**Source material:**
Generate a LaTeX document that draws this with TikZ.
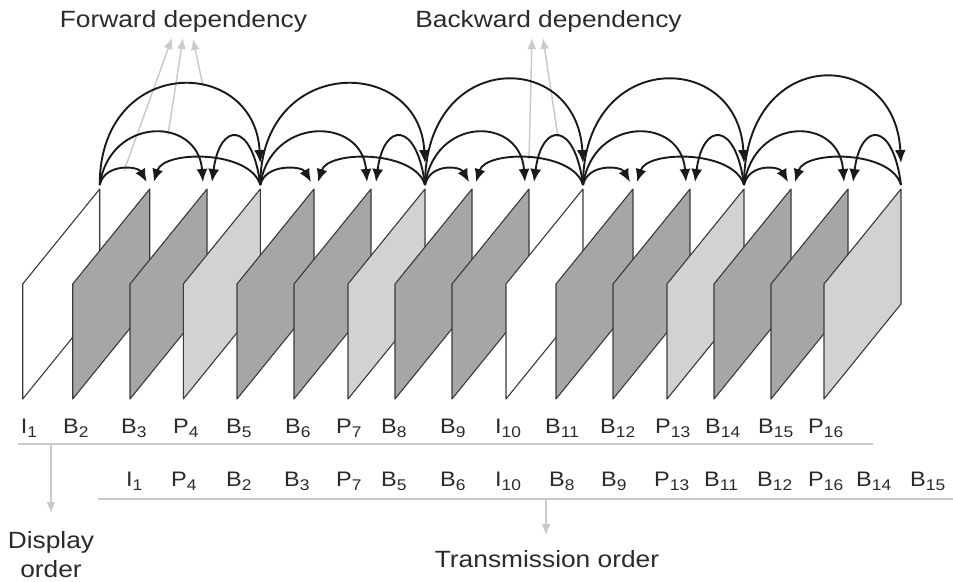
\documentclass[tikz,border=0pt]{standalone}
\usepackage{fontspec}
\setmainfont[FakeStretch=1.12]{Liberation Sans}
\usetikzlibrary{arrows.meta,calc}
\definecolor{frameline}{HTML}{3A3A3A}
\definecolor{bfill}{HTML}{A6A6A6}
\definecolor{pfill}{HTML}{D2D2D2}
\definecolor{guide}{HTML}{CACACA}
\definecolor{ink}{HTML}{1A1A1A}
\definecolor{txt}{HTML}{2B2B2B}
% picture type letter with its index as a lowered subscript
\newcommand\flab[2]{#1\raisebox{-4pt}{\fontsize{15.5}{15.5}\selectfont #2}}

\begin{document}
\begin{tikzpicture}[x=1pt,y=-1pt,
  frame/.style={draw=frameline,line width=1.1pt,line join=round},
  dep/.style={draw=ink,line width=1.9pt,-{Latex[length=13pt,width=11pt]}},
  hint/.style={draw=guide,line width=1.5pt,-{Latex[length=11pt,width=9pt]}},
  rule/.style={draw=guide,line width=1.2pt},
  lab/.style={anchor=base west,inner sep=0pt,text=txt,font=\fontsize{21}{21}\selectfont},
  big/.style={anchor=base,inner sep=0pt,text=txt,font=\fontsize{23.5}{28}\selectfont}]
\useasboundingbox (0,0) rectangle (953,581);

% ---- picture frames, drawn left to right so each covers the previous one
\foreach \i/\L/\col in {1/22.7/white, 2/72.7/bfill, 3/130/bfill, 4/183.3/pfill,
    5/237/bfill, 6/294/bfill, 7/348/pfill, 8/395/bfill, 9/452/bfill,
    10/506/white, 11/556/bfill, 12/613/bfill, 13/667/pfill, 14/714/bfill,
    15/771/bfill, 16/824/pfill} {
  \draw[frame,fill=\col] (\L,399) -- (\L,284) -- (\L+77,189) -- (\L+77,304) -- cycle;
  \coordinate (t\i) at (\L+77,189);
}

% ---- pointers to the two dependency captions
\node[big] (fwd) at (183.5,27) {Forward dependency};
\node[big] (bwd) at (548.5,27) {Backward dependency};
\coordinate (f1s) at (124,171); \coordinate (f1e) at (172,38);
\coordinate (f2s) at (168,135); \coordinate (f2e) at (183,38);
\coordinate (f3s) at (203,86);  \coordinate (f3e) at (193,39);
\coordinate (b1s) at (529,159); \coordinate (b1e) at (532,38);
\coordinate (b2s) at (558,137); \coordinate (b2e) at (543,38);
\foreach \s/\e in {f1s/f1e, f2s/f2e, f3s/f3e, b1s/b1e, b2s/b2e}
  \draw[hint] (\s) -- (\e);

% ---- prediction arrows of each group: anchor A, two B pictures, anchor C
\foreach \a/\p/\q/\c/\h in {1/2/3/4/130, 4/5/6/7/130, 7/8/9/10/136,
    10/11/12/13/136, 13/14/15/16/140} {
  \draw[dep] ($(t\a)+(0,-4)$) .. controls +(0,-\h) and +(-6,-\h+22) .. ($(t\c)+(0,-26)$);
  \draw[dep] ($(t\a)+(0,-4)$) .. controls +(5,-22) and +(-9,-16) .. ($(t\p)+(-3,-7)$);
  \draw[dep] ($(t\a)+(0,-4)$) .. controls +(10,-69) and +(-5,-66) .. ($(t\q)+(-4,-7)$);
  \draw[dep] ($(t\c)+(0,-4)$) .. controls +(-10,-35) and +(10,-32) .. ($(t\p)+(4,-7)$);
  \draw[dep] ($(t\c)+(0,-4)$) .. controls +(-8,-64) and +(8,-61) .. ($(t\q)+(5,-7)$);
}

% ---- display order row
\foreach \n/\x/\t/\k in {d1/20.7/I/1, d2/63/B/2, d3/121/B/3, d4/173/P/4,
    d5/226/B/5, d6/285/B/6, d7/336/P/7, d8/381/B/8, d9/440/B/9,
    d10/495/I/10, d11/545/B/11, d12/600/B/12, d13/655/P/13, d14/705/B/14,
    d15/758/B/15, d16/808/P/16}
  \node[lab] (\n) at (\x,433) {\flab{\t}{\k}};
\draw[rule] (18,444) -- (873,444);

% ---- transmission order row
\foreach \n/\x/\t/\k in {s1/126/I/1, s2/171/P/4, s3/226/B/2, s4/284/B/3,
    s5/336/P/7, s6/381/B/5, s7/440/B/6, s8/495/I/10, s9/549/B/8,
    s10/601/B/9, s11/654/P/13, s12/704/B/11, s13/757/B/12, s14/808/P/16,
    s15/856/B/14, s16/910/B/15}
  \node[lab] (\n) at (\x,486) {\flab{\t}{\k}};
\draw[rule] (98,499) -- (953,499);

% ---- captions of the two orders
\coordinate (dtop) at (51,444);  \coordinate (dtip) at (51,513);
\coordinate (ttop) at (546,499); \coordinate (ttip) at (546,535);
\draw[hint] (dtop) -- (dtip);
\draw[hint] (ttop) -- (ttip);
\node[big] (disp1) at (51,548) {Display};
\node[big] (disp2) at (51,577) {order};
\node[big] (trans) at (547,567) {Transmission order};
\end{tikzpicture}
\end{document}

**Task prompt:** Look through the material above and pick out each line holding the word "with".

**Full response:**
Generate a LaTeX document that draws this with TikZ.
% picture type letter with its index as a lowered subscript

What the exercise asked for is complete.